After a week of really nice weather across much of agricultural Manitoba, we saw the weather turn back to cool, wet conditions. Some of the comments I’ve been hearing about the weather are that our seasons are off by a month, or simply that Mays appear to be getting wetter and colder. At first I kind of dismissed these comments, but then I started to think back to when I was younger and it does seem that the nice, warm, dry Mays of my youth just don’t happen anymore.
So I decided to do a quick check back at the weather data for both Winnipeg and Brandon to see if there is any truth to this idea that our Mays are getting colder and wetter. The first thing I noticed is that, while the temperatures and precipitation amounts between the two centres were understandably different, the pattern and trends between them were identical. So I chose just to include one city’s set of graphics.
I took the mean monthly temperatures and precipitation totals from 1980 to 2009 and graphed them out. When I did this, I didn’t notice a real obvious trend in the data. So I then took that same data set and averaged out the monthly temperatures for each decade of data. I then graphed this data out and if you take a look at the two graphs I have included, you can see there is a rather interesting pattern.
If we look at the first graph showing the mean decadal temperatures, you will see that first of all, there is not a huge difference in temperatures between the decades, and considering that this graph is an average of 10 years of data, this makes sense. If we look at the temperatures during April there does not appear to be any pattern. The 1980s were warm and so were the last 10 years. Meanwhile, the 1990s were a cooler decade. If we jump ahead and look at June, we again do not see any real pattern. This time it was the 1990s that were a little warmer.
Now, if we look at the month of May, there does appear to be a pattern emerging, and that pattern seems to confirm what most people have been noticing. May does seem to be trending towards colder conditions.
I did the same thing with precipitation data, and interestingly enough, the same general patterns emerged. April and June showed what we would expect: random variability.

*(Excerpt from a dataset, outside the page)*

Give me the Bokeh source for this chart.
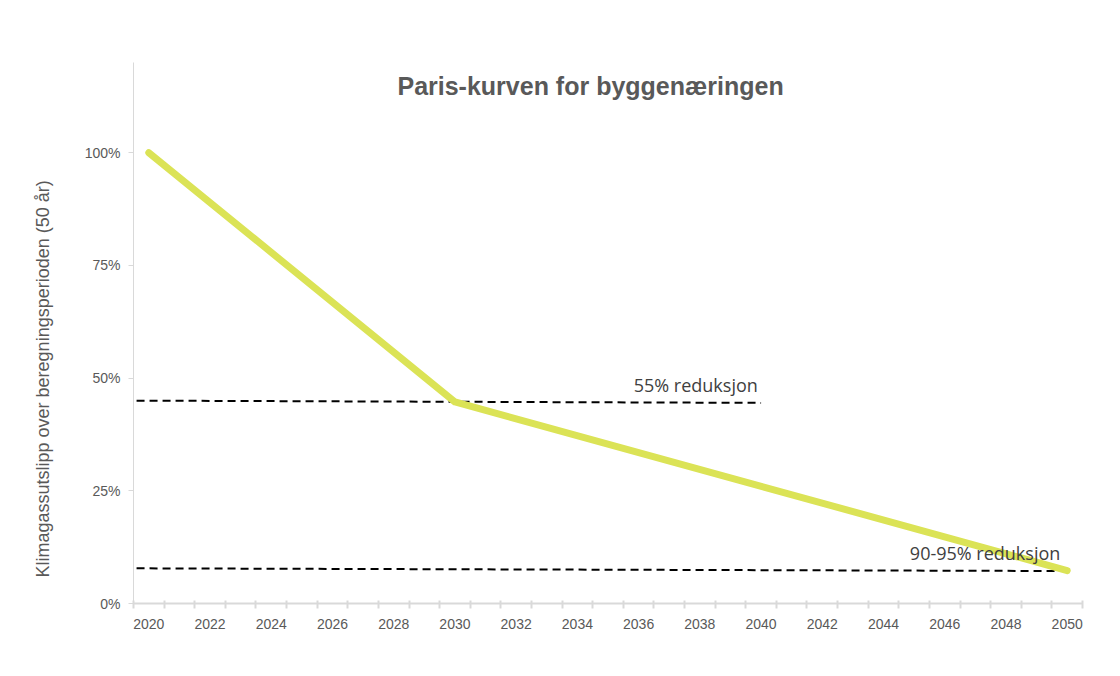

May, on the other hand, showed a definite trend toward wetter conditions.
I wasn’t content with just leaving it at this, knowing that a particularly unusual year could bias the data during any decade to give a false indication of what that decade was like – so I went back to the data and removed the lowest and highest readings for both temperature and precipitation. After I did this the result for all three months did not change, which showed me that the data was not being biased by any particularly unusual year.
So, if you’ve been thinking our Mays are not as nice as they once used to be, it appears the data supports this. Just why this might be happening is anyone’s guess. Will this trend continue? We’ll have to wait and see, but judging by last year and this year, the answer is looking to be “yes.”